Skip the pictures and quote all of the lines exactly.
═══ Given data ═══
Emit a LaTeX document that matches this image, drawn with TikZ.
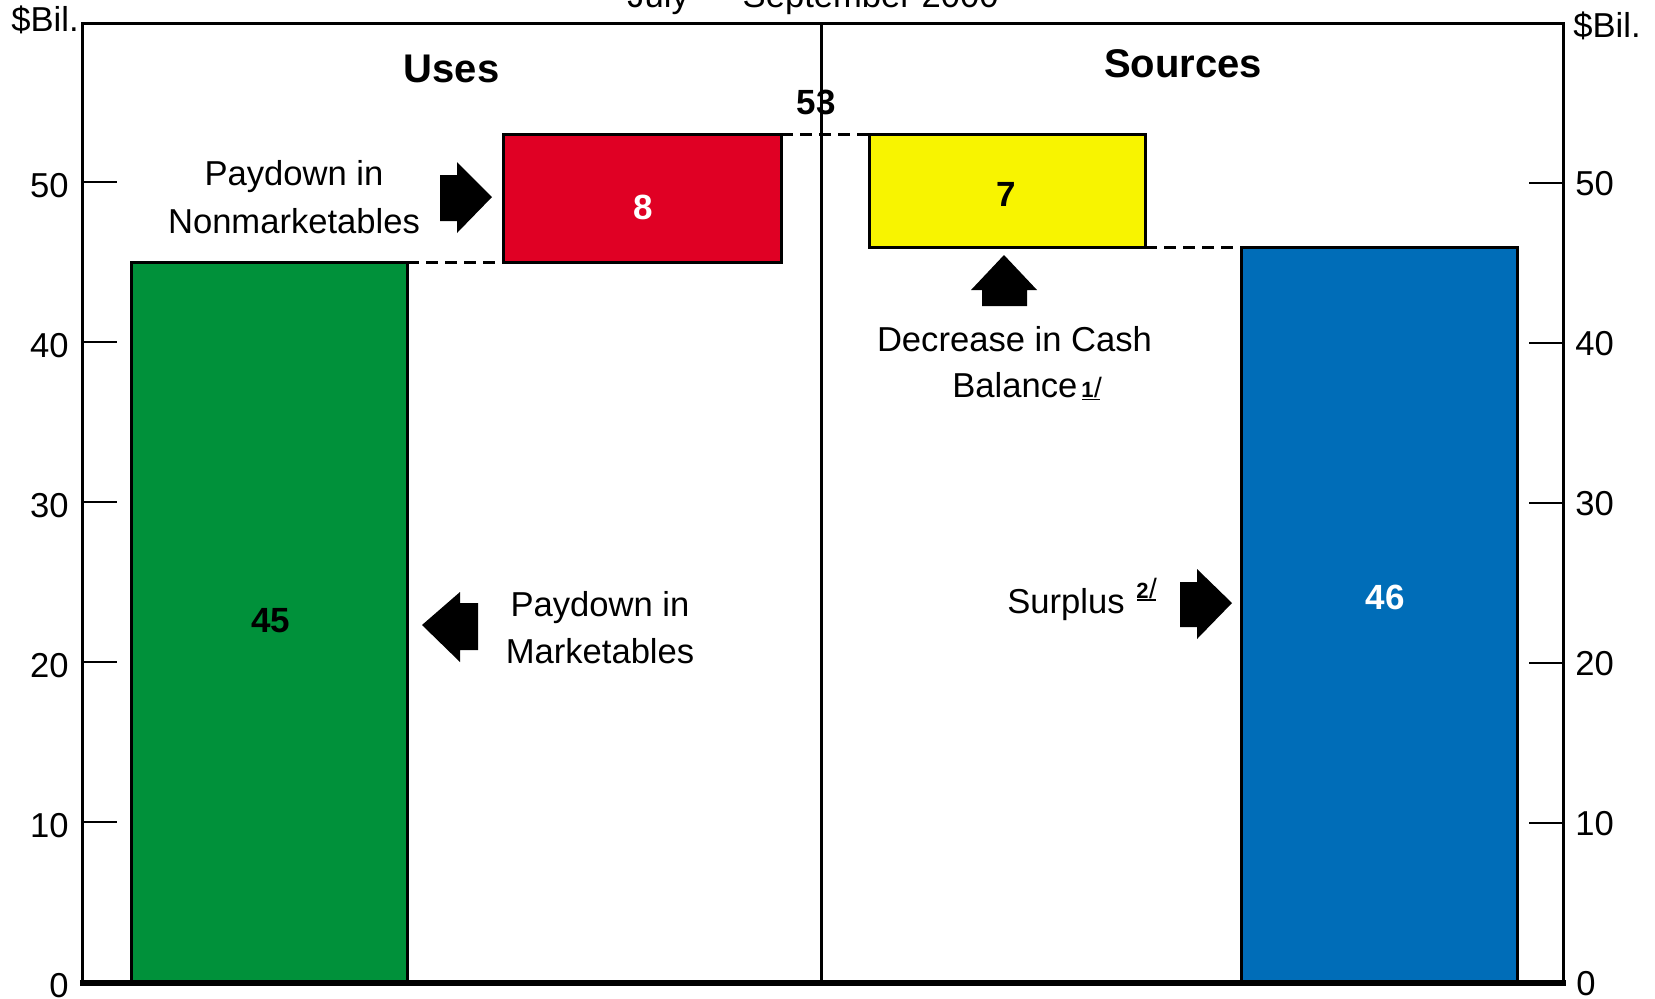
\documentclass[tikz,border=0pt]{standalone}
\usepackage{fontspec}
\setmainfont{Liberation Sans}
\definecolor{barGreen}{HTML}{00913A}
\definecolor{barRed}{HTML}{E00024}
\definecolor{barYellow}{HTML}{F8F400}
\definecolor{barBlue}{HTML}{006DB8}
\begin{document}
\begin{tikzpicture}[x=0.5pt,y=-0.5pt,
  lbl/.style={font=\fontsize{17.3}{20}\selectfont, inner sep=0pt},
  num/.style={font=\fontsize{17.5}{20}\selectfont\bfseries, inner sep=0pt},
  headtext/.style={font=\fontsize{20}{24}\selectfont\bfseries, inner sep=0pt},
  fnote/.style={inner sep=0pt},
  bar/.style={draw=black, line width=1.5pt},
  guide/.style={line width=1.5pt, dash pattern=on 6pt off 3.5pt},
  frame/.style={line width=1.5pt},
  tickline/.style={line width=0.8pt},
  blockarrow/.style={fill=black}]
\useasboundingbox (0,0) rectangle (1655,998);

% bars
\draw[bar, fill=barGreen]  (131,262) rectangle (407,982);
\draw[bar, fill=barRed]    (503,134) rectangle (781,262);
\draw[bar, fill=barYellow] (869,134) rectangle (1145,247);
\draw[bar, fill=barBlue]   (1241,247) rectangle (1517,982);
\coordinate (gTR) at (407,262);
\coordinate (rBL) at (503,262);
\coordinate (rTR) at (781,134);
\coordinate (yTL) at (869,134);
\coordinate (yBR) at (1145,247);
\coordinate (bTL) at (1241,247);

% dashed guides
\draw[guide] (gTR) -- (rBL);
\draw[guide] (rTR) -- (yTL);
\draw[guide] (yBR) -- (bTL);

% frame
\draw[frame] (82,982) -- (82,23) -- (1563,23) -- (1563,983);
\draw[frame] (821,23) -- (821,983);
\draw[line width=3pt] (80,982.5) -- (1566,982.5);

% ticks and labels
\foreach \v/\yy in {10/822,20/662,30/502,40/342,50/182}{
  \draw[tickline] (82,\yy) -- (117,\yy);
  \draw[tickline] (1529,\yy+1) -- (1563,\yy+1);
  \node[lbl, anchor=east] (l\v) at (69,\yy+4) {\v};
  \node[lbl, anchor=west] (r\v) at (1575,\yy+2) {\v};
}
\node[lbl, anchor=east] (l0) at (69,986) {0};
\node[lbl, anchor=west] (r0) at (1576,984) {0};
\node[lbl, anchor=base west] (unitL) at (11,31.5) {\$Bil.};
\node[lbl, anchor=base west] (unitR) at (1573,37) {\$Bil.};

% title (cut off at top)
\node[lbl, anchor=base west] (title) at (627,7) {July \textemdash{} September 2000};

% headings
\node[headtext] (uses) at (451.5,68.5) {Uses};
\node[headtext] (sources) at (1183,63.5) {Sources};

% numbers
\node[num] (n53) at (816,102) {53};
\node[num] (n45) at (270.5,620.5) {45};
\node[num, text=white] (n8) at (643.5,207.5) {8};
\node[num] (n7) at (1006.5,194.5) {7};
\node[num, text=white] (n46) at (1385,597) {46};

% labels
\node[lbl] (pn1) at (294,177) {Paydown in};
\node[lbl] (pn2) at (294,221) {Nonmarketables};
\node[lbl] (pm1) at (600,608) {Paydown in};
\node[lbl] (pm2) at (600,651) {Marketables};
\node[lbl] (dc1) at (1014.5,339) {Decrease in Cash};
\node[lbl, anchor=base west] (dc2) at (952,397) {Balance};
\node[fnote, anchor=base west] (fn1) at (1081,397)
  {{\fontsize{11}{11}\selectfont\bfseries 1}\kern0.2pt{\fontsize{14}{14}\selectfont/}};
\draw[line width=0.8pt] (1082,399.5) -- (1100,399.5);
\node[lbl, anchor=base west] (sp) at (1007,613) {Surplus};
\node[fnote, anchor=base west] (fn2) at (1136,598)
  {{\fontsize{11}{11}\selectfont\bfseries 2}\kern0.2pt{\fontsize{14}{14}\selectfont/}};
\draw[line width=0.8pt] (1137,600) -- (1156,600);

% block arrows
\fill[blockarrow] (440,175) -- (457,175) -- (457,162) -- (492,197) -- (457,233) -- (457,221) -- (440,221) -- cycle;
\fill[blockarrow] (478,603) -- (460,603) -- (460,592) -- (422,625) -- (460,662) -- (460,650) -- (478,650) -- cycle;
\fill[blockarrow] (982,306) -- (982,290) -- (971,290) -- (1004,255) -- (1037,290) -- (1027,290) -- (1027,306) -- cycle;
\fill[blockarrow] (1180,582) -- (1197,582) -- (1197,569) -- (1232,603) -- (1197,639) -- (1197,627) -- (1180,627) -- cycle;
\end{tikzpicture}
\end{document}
═══
### Exercise result
Emit a LaTeX document that matches this image, drawn with TikZ.
\documentclass[tikz,border=0pt]{standalone}
\usepackage{fontspec}
\setmainfont{Liberation Sans}
\definecolor{barGreen}{HTML}{00913A}
\definecolor{barRed}{HTML}{E00024}
\definecolor{barYellow}{HTML}{F8F400}
\definecolor{barBlue}{HTML}{006DB8}
\begin{document}
\begin{tikzpicture}[x=0.5pt,y=-0.5pt,
  lbl/.style={font=\fontsize{17.3}{20}\selectfont, inner sep=0pt},
  num/.style={font=\fontsize{17.5}{20}\selectfont\bfseries, inner sep=0pt},
  headtext/.style={font=\fontsize{20}{24}\selectfont\bfseries, inner sep=0pt},
  fnote/.style={inner sep=0pt},
  bar/.style={draw=black, line width=1.5pt},
  guide/.style={line width=1.5pt, dash pattern=on 6pt off 3.5pt},
  frame/.style={line width=1.5pt},
  tickline/.style={line width=0.8pt},
  blockarrow/.style={fill=black}]
\useasboundingbox (0,0) rectangle (1655,998);

% bars
\draw[bar, fill=barGreen]  (131,262) rectangle (407,982);
\draw[bar, fill=barRed]    (503,134) rectangle (781,262);
\draw[bar, fill=barYellow] (869,134) rectangle (1145,247);
\draw[bar, fill=barBlue]   (1241,247) rectangle (1517,982);
\coordinate (gTR) at (407,262);
\coordinate (rBL) at (503,262);
\coordinate (rTR) at (781,134);
\coordinate (yTL) at (869,134);
\coordinate (yBR) at (1145,247);
\coordinate (bTL) at (1241,247);

% dashed guides
\draw[guide] (gTR) -- (rBL);
\draw[guide] (rTR) -- (yTL);
\draw[guide] (yBR) -- (bTL);

% frame
\draw[frame] (82,982) -- (82,23) -- (1563,23) -- (1563,983);
\draw[frame] (821,23) -- (821,983);
\draw[line width=3pt] (80,982.5) -- (1566,982.5);

% ticks and labels
\foreach \v/\yy in {10/822,20/662,30/502,40/342,50/182}{
  \draw[tickline] (82,\yy) -- (117,\yy);
  \draw[tickline] (1529,\yy+1) -- (1563,\yy+1);
  \node[lbl, anchor=east] (l\v) at (69,\yy+4) {\v};
  \node[lbl, anchor=west] (r\v) at (1575,\yy+2) {\v};
}
\node[lbl, anchor=east] (l0) at (69,986) {0};
\node[lbl, anchor=west] (r0) at (1576,984) {0};
\node[lbl, anchor=base west] (unitL) at (11,31.5) {\$Bil.};
\node[lbl, anchor=base west] (unitR) at (1573,37) {\$Bil.};

% title (cut off at top)
\node[lbl, anchor=base west] (title) at (627,7) {July \textemdash{} September 2000};

% headings
\node[headtext] (uses) at (451.5,68.5) {Uses};
\node[headtext] (sources) at (1183,63.5) {Sources};

% numbers
\node[num] (n53) at (816,102) {53};
\node[num] (n45) at (270.5,620.5) {45};
\node[num, text=white] (n8) at (643.5,207.5) {8};
\node[num] (n7) at (1006.5,194.5) {7};
\node[num, text=white] (n46) at (1385,597) {46};

% labels
\node[lbl] (pn1) at (294,177) {Paydown in};
\node[lbl] (pn2) at (294,221) {Nonmarketables};
\node[lbl] (pm1) at (600,608) {Paydown in};
\node[lbl] (pm2) at (600,651) {Marketables};
\node[lbl] (dc1) at (1014.5,339) {Decrease in Cash};
\node[lbl, anchor=base west] (dc2) at (952,397) {Balance};
\node[fnote, anchor=base west] (fn1) at (1081,397)
  {{\fontsize{11}{11}\selectfont\bfseries 1}\kern0.2pt{\fontsize{14}{14}\selectfont/}};
\draw[line width=0.8pt] (1082,399.5) -- (1100,399.5);
\node[lbl, anchor=base west] (sp) at (1007,613) {Surplus};
\node[fnote, anchor=base west] (fn2) at (1136,598)
  {{\fontsize{11}{11}\selectfont\bfseries 2}\kern0.2pt{\fontsize{14}{14}\selectfont/}};
\draw[line width=0.8pt] (1137,600) -- (1156,600);

% block arrows
\fill[blockarrow] (440,175) -- (457,175) -- (457,162) -- (492,197) -- (457,233) -- (457,221) -- (440,221) -- cycle;
\fill[blockarrow] (478,603) -- (460,603) -- (460,592) -- (422,625) -- (460,662) -- (460,650) -- (478,650) -- cycle;
\fill[blockarrow] (982,306) -- (982,290) -- (971,290) -- (1004,255) -- (1037,290) -- (1027,290) -- (1027,306) -- cycle;
\fill[blockarrow] (1180,582) -- (1197,582) -- (1197,569) -- (1232,603) -- (1197,639) -- (1197,627) -- (1180,627) -- cycle;
\end{tikzpicture}
\end{document}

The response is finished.